In the meantime, Fadi has had more than his share of close calls. Once he was attempting to deliver mail in the nearby town of Tubas, six miles from Nablus. With his delivery truck disabled in Jenin, he went in a taxi and arrived without trouble. But on his way back, he suddenly saw tanks closing in on the road, shooting as they advanced.

"I prayed to God," he said.

The taxi driver was a bit more practical, and hid in an alleyway. The tanks passed, in hot pursuit of other Palestinians. Fadi escaped.

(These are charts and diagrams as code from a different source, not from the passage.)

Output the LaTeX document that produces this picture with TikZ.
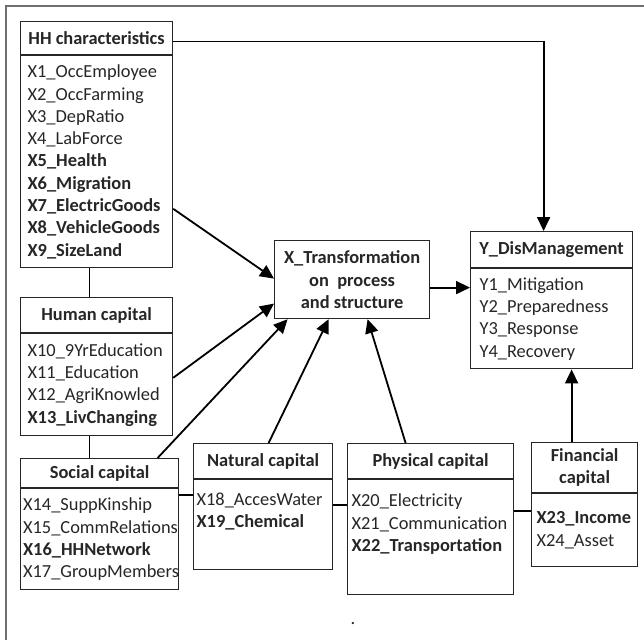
\documentclass[tikz,border=0pt]{standalone}
\usepackage{fontspec}
\setmainfont{Carlito}
\usepackage{tikz}
\usetikzlibrary{arrows.meta,positioning,calc}
\definecolor{ink}{HTML}{262626}
\definecolor{frameline}{HTML}{6E6E6E}
\newcommand\fsz{\fontsize{18.4pt}{22.3pt}\selectfont}
\begin{document}
\begin{tikzpicture}[x=1pt,y=-1pt,every node/.style={font=\fsz,text=ink},
  hdr/.style={draw=ink,line width=1.2pt,anchor=north west,inner sep=0pt,align=center,font=\fsz\bfseries},
  cell/.style={draw=ink,line width=1.2pt,below=0pt of #1,align=left,inner ysep=2pt},
  arr/.style={-{Triangle[length=14pt,width=13pt]},line width=1.8pt,draw=black},
  link/.style={line width=1.6pt,draw=black}]
\useasboundingbox (0,0) rectangle (644,639);
\draw[frameline,line width=1.2pt] (6,660) -- (6,6) -- (660,6);
% left column
\node[hdr,minimum width=152pt,minimum height=33pt] (hh) at (20,21) {HH characteristics};
\node[cell=hh,minimum height=212pt,inner xsep=7pt,text width=138pt] (hhbody) {X1\_OccEmployee\\X2\_OccFarming\\X3\_DepRatio\\X4\_LabForce\\\textbf{X5\_Health}\\\textbf{X6\_Migration}\\\textbf{X7\_ElectricGoods}\\\textbf{X8\_VehicleGoods}\\\textbf{X9\_SizeLand}};
\node[hdr,minimum width=152pt,minimum height=35pt] (hum) at (20,297) {Human capital};
\node[cell=hum,minimum height=102pt,inner xsep=7pt,text width=138pt] (humbody) {X10\_9YrEducation\\X11\_Education\\X12\_AgriKnowled\\\textbf{X13\_LivChanging}};
\node[hdr,minimum width=158pt,minimum height=29pt] (soc) at (20,458) {Social capital};
\node[cell=soc,minimum height=101pt,inner xsep=2.5pt,text width=153pt] (socbody) {X14\_SuppKinship\\X15\_CommRelations\\\textbf{X16\_HHNetwork}\\X17\_GroupMembers};
% bottom row
\node[hdr,minimum width=139pt,minimum height=35pt] (nat) at (193,443) {Natural capital};
\node[cell=nat,minimum height=90pt,inner xsep=3pt,text width=133pt] (natbody) {X18\_AccesWater\\\textbf{X19\_Chemical}\\\strut};
\node[hdr,minimum width=166pt,minimum height=35pt] (phy) at (347,443) {Physical capital};
\node[cell=phy,minimum height=115pt,inner xsep=4pt,text width=158pt] (phybody) {X20\_Electricity\\X21\_Communication\\\textbf{X22\_Transportation}\\\strut};
\node[hdr,minimum width=106pt,minimum height=50pt] (fin) at (531,442) {Financial\\capital};
\node[cell=fin,minimum height=73pt,inner xsep=5pt,text width=96pt] (finbody) {\textbf{X23\_Income}\\X24\_Asset};
% centre and outcome
\node[hdr,minimum width=155pt,minimum height=78pt] (xbox) at (274,240) {X\_Transformation\\on~~process\\and structure};
\node[hdr,minimum width=162pt,minimum height=36pt] (yhd) at (470,231) {Y\_DisManagement};
\node[cell=yhd,minimum height=100pt,inner xsep=9pt,text width=144pt] (ybody) {Y1\_Mitigation\\Y2\_Preparedness\\Y3\_Response\\Y4\_Recovery};
\node (dot) at (353,624) {.};
% connectors
\draw[link] ([xshift=-7pt]hhbody.south) -- ([xshift=-7pt]hhbody.south |- hum.north);
\draw[link] ([xshift=-7pt]humbody.south) -- ([xshift=-7pt]humbody.south |- soc.north);
\draw[link] ([yshift=-7pt]socbody.north east) -- ([yshift=-7pt]socbody.north east -| natbody.west);
\draw[link] ([yshift=-26pt]natbody.north east) -- ([yshift=-26pt]natbody.north east -| phybody.west);
\draw[link] ([yshift=-32pt]phybody.north east) -- ([yshift=-32pt]phybody.north east -| finbody.west);
\draw[arr] ([yshift=-3.5pt]hh.east) -| ([xshift=-8pt]yhd.north);
\draw[arr] ([yshift=-47pt]hhbody.east) -- ([yshift=1pt]xbox.west);
\draw[arr] ([yshift=7pt]humbody.east) -- ([yshift=-24pt]xbox.west);
\draw[arr] ([xshift=58pt]soc.north) -- ([xshift=-64.5pt]xbox.south);
\draw[arr] ([xshift=5.5pt]nat.north) -- ([xshift=-23.5pt]xbox.south);
\draw[arr] ([xshift=-25pt]phy.north) -- ([xshift=15.5pt]xbox.south);
\draw[arr] ([yshift=-8pt]xbox.east) -- ([yshift=-8pt]xbox.east -| ybody.west);
\draw[arr] ([xshift=-13pt]fin.north) -- ([xshift=-13pt]fin.north |- ybody.south);
\end{tikzpicture}
\end{document}
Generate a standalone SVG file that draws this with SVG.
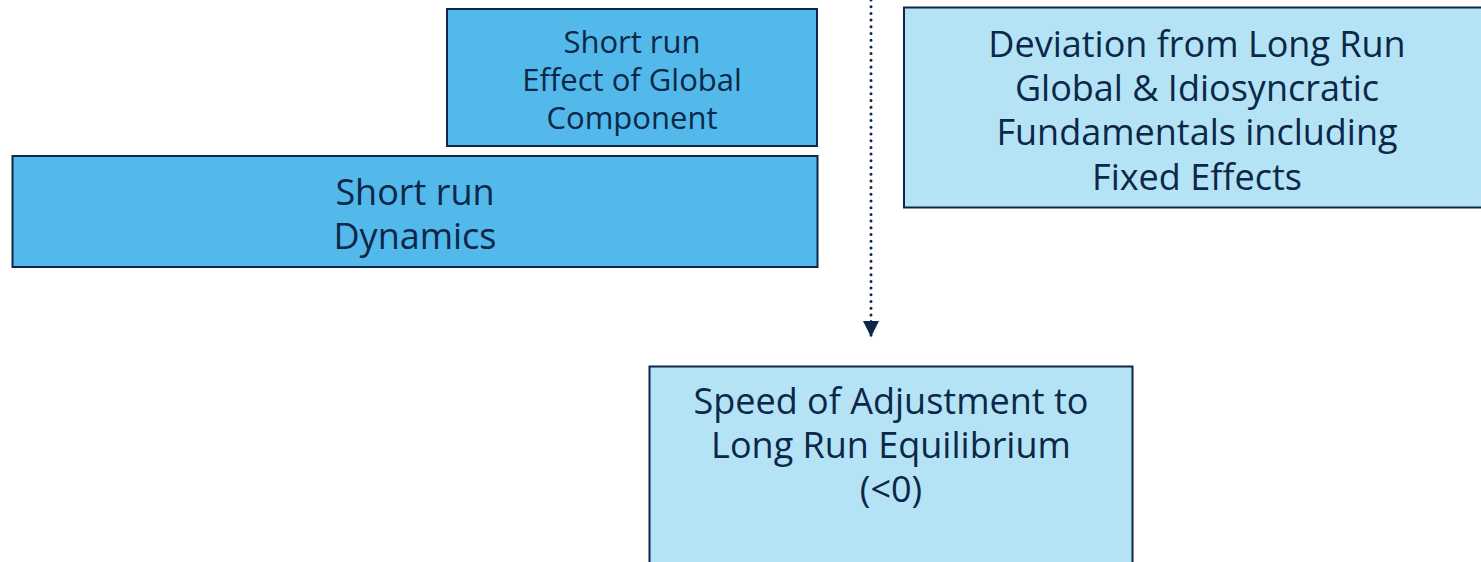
<svg xmlns="http://www.w3.org/2000/svg" width="1481" height="562" viewBox="0 0 1481 562">
<style>
.box{stroke:#0c2748;stroke-width:2}
.dark{fill:#52b9ea}
.light{fill:#b4e3f6}
text{font-family:"Open Sans","Liberation Sans",sans-serif;fill:#0c2748;text-anchor:middle}
.s{font-size:31px}
.b{font-size:36px}
</style>
<defs>
<marker id="arr" viewBox="0 0 10 10" refX="5" refY="10" markerWidth="16" markerHeight="16" markerUnits="userSpaceOnUse" orient="auto-start-reverse">
<path d="M0,0 L10,0 L5,10 Z" fill="#0c2748"/>
</marker>
</defs>
<rect width="1481" height="562" fill="#ffffff"/>
<g id="connectors">
<line x1="871" y1="0" x2="871" y2="337" stroke="#0c2748" stroke-width="3" stroke-dasharray="0 6.7" stroke-linecap="round"/>
<path d="M863,321 L879,321 L871,337 Z" fill="#0c2748"/>
</g>
<g id="node-global">
<rect class="box dark" x="447" y="9" width="370" height="137"/>
<text class="s" x="632" y="53">Short run</text>
<text class="s" x="632" y="91">Effect of Global</text>
<text class="s" x="632" y="129">Component</text>
</g>
<g id="node-dynamics">
<rect class="box dark" x="12.5" y="156" width="805" height="111"/>
<text class="b" x="415" y="205">Short run</text>
<text class="b" x="415" y="249">Dynamics</text>
</g>
<g id="node-deviation">
<rect class="box light" x="904" y="7.5" width="590" height="200"/>
<text class="b" x="1197" y="57">Deviation from Long Run</text>
<text class="b" x="1197" y="101">Global &amp; Idiosyncratic</text>
<text class="b" x="1197" y="145">Fundamentals including</text>
<text class="b" x="1197" y="190">Fixed Effects</text>
</g>
<g id="node-speed">
<rect class="box light" x="649.5" y="366.5" width="483" height="210"/>
<text class="b" x="891" y="414">Speed of Adjustment to</text>
<text class="b" x="891" y="458">Long Run Equilibrium</text>
<text class="b" x="891" y="502">(&lt;0)</text>
</g>
</svg>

The partnership between Fadi and Yaakov worked, off and on, for most of the last year. Even though the Israeli military siege tightened and civilians were frequently shot for violating curfew, Fadi attempted to do business. For him, like for most Palestinians, everything is tentative -- whether he can finish a delivery, whether he'll get shot on the road, even where he can live and make a living.

On a warm sunny day this autumn, hours after Israeli tanks rumbled through the city once again, Fadi opened two of the four metal panels from his office's front gate and waited for customers. Eventually, 20-year-old Mohammed Turaby ventured in, clutching the papers he needed to send to Kansas to be able to attend university there next year.

"When will it go out?" Mohammed asked Fadi after paying the equivalent of about $30.

"Tomorrow, maybe tomorrow," Fadi said. "Inshallah [God willing]."

Fadi laughed at himself, then pointed to another DHL motto: "We keep your promises."

"Now there are no promises," Fadi said. "Only inshallahs."